Finance · 28 May 2021

What is Bitcoin?: Bitcoin explained

Business Advice sat down with CoinCorner’s Danny Scott and Molly Spiers to get to the bottom of Bitcoin. Bitcoin is gaining more and more attention across the globe, leading to the rise of  ‘stockfluencers’ and major players like Elon Musk causing huge disruption to the way we traditionally purchase and sell goods.

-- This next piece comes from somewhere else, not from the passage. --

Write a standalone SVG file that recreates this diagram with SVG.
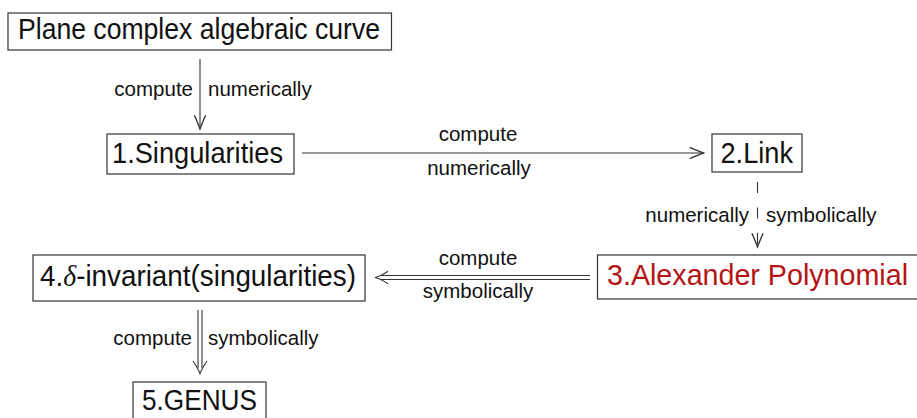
<svg xmlns="http://www.w3.org/2000/svg" width="917" height="418" viewBox="0 0 917 418">
<style>
  .box { fill: #fff; stroke: #333; stroke-width: 1.2; }
  .main { font-family: "Liberation Sans", Arial, sans-serif; font-size: 29px; fill: #111; }
  .red { fill: #b41414; }
  .lbl { font-family: "Liberation Sans", Arial, sans-serif; font-size: 20.5px; fill: #111; }
  .ln { fill: none; stroke: #333; stroke-width: 1.1; }
  .dash { stroke-dasharray: 11 14.5; }
</style>
<defs>
  <marker id="to" markerUnits="userSpaceOnUse" markerWidth="20" markerHeight="20" viewBox="-14 -8 16 16" refX="0" refY="0" orient="auto" overflow="visible">
    <path d="M -11,-4.5 C -6,-2.2 -2,-0.8 0,0 C -2,0.8 -6,2.2 -11,4.5" fill="none" stroke="#333" stroke-width="1.1" stroke-dasharray="none"/>
  </marker>
</defs>

<g id="node1">
  <rect class="box" x="8" y="13" width="383.5" height="37"/>
  <text class="main" x="18" y="39" textLength="362" lengthAdjust="spacingAndGlyphs">Plane complex algebraic curve</text>
</g>
<g id="node2">
  <rect class="box" x="107" y="134" width="187" height="40"/>
  <text class="main" x="112" y="163" textLength="171" lengthAdjust="spacingAndGlyphs">1.Singularities</text>
</g>
<g id="node3">
  <rect class="box" x="712" y="134" width="90" height="38"/>
  <text class="main" x="720.5" y="163" textLength="72.5" lengthAdjust="spacingAndGlyphs">2.Link</text>
</g>
<g id="node4">
  <rect class="box" x="597.5" y="255" width="340" height="44"/>
  <text class="main red" x="607" y="285" textLength="301" lengthAdjust="spacingAndGlyphs">3.Alexander Polynomial</text>
</g>
<g id="node5">
  <rect class="box" x="33" y="255" width="332" height="46"/>
  <text class="main" x="40" y="285.5" textLength="316" lengthAdjust="spacingAndGlyphs">4.<tspan font-family="'Liberation Serif', 'Times New Roman', serif" font-style="italic">δ</tspan>-invariant(singularities)</text>
</g>
<g id="node6">
  <rect class="box" x="133" y="382" width="133" height="42"/>
  <text class="main" x="142" y="410" textLength="115" lengthAdjust="spacingAndGlyphs">5.GENUS</text>
</g>

<g id="connectors">
  <g id="e1">
    <line class="ln" x1="200" y1="59" x2="200" y2="129" marker-end="url(#to)"/>
    <text class="lbl" x="193" y="96" text-anchor="end">compute</text>
    <text class="lbl" x="208" y="96">numerically</text>
  </g>
  <g id="e2">
    <line class="ln" x1="302" y1="153" x2="703.5" y2="153" marker-end="url(#to)"/>
    <text class="lbl" x="478" y="141" text-anchor="middle">compute</text>
    <text class="lbl" x="479" y="175" text-anchor="middle">numerically</text>
  </g>
  <g id="e3">
    <line class="ln dash" x1="757.5" y1="182" x2="757.5" y2="247" marker-end="url(#to)"/>
    <text class="lbl" x="749" y="222" text-anchor="end">numerically</text>
    <text class="lbl" x="766" y="222">symbolically</text>
  </g>
  <g id="e4">
    <line class="ln" x1="590" y1="275.5" x2="380" y2="275.5"/>
    <line class="ln" x1="590" y1="279.5" x2="380" y2="279.5"/>
    <path class="ln" d="M 388,271.2 C 383,274.5 378.5,276.8 375,277.5 C 378.5,278.2 383,280.5 388,283.8"/>
    <text class="lbl" x="478" y="265" text-anchor="middle">compute</text>
    <text class="lbl" x="478" y="298" text-anchor="middle">symbolically</text>
  </g>
  <g id="e5">
    <line class="ln" x1="198" y1="310" x2="198" y2="368"/>
    <line class="ln" x1="202" y1="310" x2="202" y2="368"/>
    <path class="ln" d="M 193,361 C 196.3,366 198.7,370 200,373.5 C 201.3,370 203.7,366 207,361"/>
    <text class="lbl" x="192" y="345" text-anchor="end">compute</text>
    <text class="lbl" x="208" y="345">symbolically</text>
  </g>
</g>
</svg>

Let’s start with the basics

Bitcoin is a pay-to-pay digital currency that is decentralised and therefore, able to be used globally without banks or exchange rates. Bitcoin is attractive to investors and buyers due to the fact it is not controlled by any one person or organisation. There is no reliance on banks, so it is not impacted by hyperinflation or potentially unethical banking infrastructures that could affect its exchange value. It is anew ways of transacting payments across borders, 24/7 and could be ushering in a monetary revolution.

 

How is Bitcoin valued?

Supply and demand. It is similar to the housing market. It is worth what people are willing to pay but with mining, there is only ever a finite amount. Gold and silver are restricted resources, so the value of traditional currency is also restricted. You cannot create artificial bitcoin.

 

How will Bitcoin impact industry?

Predominantly, at the moment, Bitcoin is being used for investment opportunities. We are seeing a lot of people beginning to use it as an actual currency. The great thing about Bitcoin is that it is not controlled by any one party and so it is borderless, which offers a lot more freedom to consumers and businesses. You can send payments to anyone, at any time, to and from anywhere in the world. That will make a huge impact on how industries run, potentially changing cash flow delays as payments stop relying on the time restrictions of traditional banks.

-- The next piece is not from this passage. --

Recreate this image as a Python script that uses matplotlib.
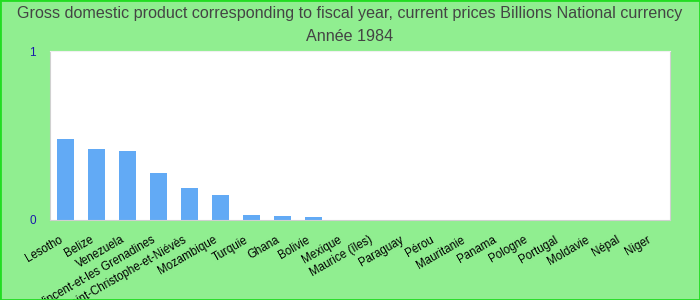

It is a foundational layer for a new monetary system. There will be systems built upon it. There are different layers for different payment types, for example, Layer 2 is the Lightening Network for making instant, cheap payments. The systems use smart contracts that allows both participants to access the Bitcoin network from anywhere and make fast, small payments through the Lightening Network. This system is great for e-commerce and removes the need for card processors or the worries around GDPR compliance as there is no need to store data. From a security and privacy aspect, it is a pretty superior option.

It has begun to open doors for streaming payments. For example, we could begin to monetise podcasts further than just one set payment to buy the entire episode. There is an app called Sphinx that uses a lightening wallet to charge people for the amount of time they actually spend listening to a piece of audio. So, if they listen to ten minutes, they would only be charged for that section of the podcast they had actually consumed. It means you are only paying for the services you actually use. That is only an insight into the potential applications of cryptocurrency in the future.

 

Why should an SME consider using Bitcoin as a payment method?

From a business side, there are a lot of reasons to accept a Bitcoin as a payment method, the first one being competitive advantage. By having Bitcoin payments, post-COVID-19, it is a way of standing out from the crowd. From a marketing aspect, it promotes that your business is potentially very forward thinking and encourages members of the public that have invested in Bitcoin to trade with your business. From a fee perspective, Bitcoin transactions are typically cheaper to process that VISA or Mastercard in terms of business rates. The Bitcoin community is very loyal and dedicated to companies that accept Bitcoin so it would open your business up to a new customer base that would be drawn to the business.

 

How to balance Bitcoin as an accepted payment method?

Bitcoin is an asset in the UK; when adding it to the balance sheet, it is registered as a new ‘intangible asset’ such as intellectual property, traded in exchange for services or products.  According to the UK tax agency, the type of tax paid on cryptocurrencies depends on the parties involved but could incur capital gains tax or corporation tax.